Inbound bulkers and barges cross the world’s most dangerous bar, transit 100 river miles of the Columbia River, and navigate 10 miles of the Willamette before reaching this import terminal. Ash Grove’s terminal is where clinker, limestone, and other raw materials are offloaded and processed into finished products used to construct concrete roadways and buildings or increase the grain yield of the Willamette agricultural valley.
Ash Grove approached Markey to supply a mooring winch system capable of maintaining constant line tension and vessel position within a range of +/- 0.5 feet over the course of several days’ time vessels are alongside. The challenge for Markey’s designers was produce a machine-control system to counter twice daily tidal changes and artificially high river currents caused by 100 years of dredging this section of river running through Portland.
With Ash Grove’s operators providing key local knowledge, Markey winch engineers arranged a system of two winches reeved through intermediate fairleads producing twin breasting lines running parallel the wharf. Winch placement and line arrangement drove the requirements to work 125 feet of 1-inch diameter rope for mooring. Reviewing designs of existing robust mooring winches, engineers identified a Markey model DESMG-20 with drums having 20-inch barrels, 34-inch diameter flanges and 20-inch widths as a well proven and suitable design for Ash Grove’s application.
Numerical modeling supported a decision to use 15-horsepower encoder-brake-motors driving the drum through two speed reducers, all rated for around the clock (continuous) duty. The winches produce 29,500 pounds of needed line pull with up to 15 feet per minute speeds.
Electrical engineers developed a bespoke power and control system with selectable modes tailored for this terminal’s operations. Ash Grove operators choose from three operating modes when mooring vessels, transferring cargo or recovering lines. Choosing the manual mode permits joystick control of drum direction and speed for passing lines, taking up slack, and tensioning or recovering hawsers.
With fore and aft breast lines tensioned, selecting the automatic mode allows the operator to adjust the maximum torque the winch motors exert on the mooring lines. Take the example of compensating for river current. Under most conditions operators will set the downstream winch tension to a particular percent value and set the upstream winch to a value 20 percent higher. The higher pull of the fore breast line holds the vessel fast to the dolphins and also prevents the current causing the bow to yaw. Conveniently, lowering the torque setting of one winch while raising the setting of the other provides the operator a safe and precise way to shift the vessel – improving the efficiency of conveyor operations.

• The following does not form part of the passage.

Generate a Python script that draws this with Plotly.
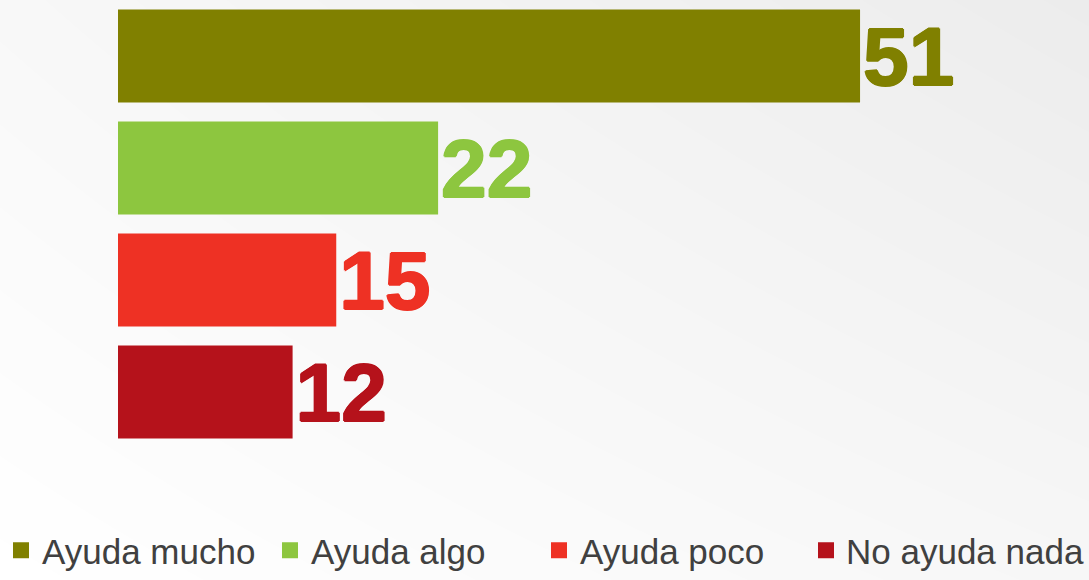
import plotly.graph_objects as go

# Survey answers and their percentages
categories = ["Ayuda mucho", "Ayuda algo", "Ayuda poco", "No ayuda nada"]
values = [51, 22, 15, 12]
colors = ["#808000", "#8dc63f", "#ee3124", "#b5121b"]

W, H = 1089, 580
left_px, right_px, bottom_px = 118, 98, 132

fig = go.Figure()

# Soft diagonal backdrop: white at bottom-left fading to light grey at top-right
fig.add_trace(go.Heatmap(
    x=[0, 1], y=[0, 1],
    z=[[255, 247], [248, 236]],
    zmin=236, zmax=255,
    colorscale=[[0, "#ececec"], [1, "#ffffff"]],
    zsmooth="best", showscale=False, hoverinfo="skip",
    xaxis="x", yaxis="y", showlegend=False,
))

for i, (cat, val, col) in enumerate(zip(categories, values, colors)):
    fig.add_trace(go.Bar(
        x=[val], y=[cat], name=cat, orientation="h",
        marker=dict(color=col, line=dict(width=0)),
        text=[val], textposition="outside", constraintext="none",
        cliponaxis=False, showlegend=False,
        textfont=dict(family="Liberation Sans", size=82, color=col, weight="bold",
                      shadow=f"1px 0 0 {col}, -1px 0 0 {col}, 0 1px 0 {col}, 0 -1px 0 {col}"),
        xaxis="x2", yaxis="y2",
    ))
    # legend key with a larger square swatch; the last key sits in its own
    # legend so its longer label is not cut by the fixed entry width
    fig.add_trace(go.Scatter(
        x=[None], y=[None], name=cat, mode="markers",
        marker=dict(symbol="square", size=16, color=col),
        xaxis="x2", yaxis="y2", hoverinfo="skip",
        legend="legend2" if i == len(categories) - 1 else "legend",
    ))

legend_font = dict(family="Liberation Sans", size=35, color="#404040")
legend_y = -4 / H

fig.update_layout(
    width=W, height=H,
    margin=dict(l=0, r=0, t=0, b=0, autoexpand=False),
    paper_bgcolor="#ffffff",
    plot_bgcolor="rgba(0,0,0,0)",
    barmode="overlay", bargap=0.17,
    xaxis=dict(domain=[0, 1], range=[0, 1], visible=False, fixedrange=True),
    yaxis=dict(domain=[0, 1], range=[0, 1], visible=False, fixedrange=True),
    xaxis2=dict(domain=[left_px / W, 1 - right_px / W], range=[0, 60],
                visible=False, anchor="y2"),
    yaxis2=dict(domain=[bottom_px / H, 1], visible=False, anchor="x2",
                categoryorder="array", categoryarray=categories,
                autorange="reversed"),
    showlegend=True,
    legend=dict(
        orientation="h", xref="container", yref="container",
        x=0, xanchor="left", y=legend_y, yanchor="bottom",
        font=legend_font, bgcolor="rgba(0,0,0,0)", traceorder="normal",
        entrywidth=222, itemwidth=32,
    ),
    legend2=dict(
        orientation="h", xref="container", yref="container",
        x=806 / W, xanchor="left", y=legend_y, yanchor="bottom",
        font=legend_font, bgcolor="rgba(0,0,0,0)",
        itemwidth=30,
    ),
)

fig.write_html("out.html")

With auto mode engaged on both winches, a push button – start position hold – pops up on the touch-screen display. Pressing this push button activates the positioning mode. When activated, algorithms assume control of the system by constantly monitoring the scope and tension on both the mooring lines and position of the vessel and automatically and precisely adjusting the moor. As changes in draft occur during operations, the systems control algorithms sense changes in actual line tension and calculates how much the position has drifted before automatically readjusting mooring line tension and correcting the vessels position.
To replace tell tales spliced into traditional lines, the mooring controls feature operator-customizable alarm settings that are triggered by excessive line tensions, vessels out of position, motor controller alarm conditions or air conditioner failures. Ash Grove terminal operators report their new mooring system so effective for terminal operations, they often set the controls and forget the system is operating until its time to recover mooring lines.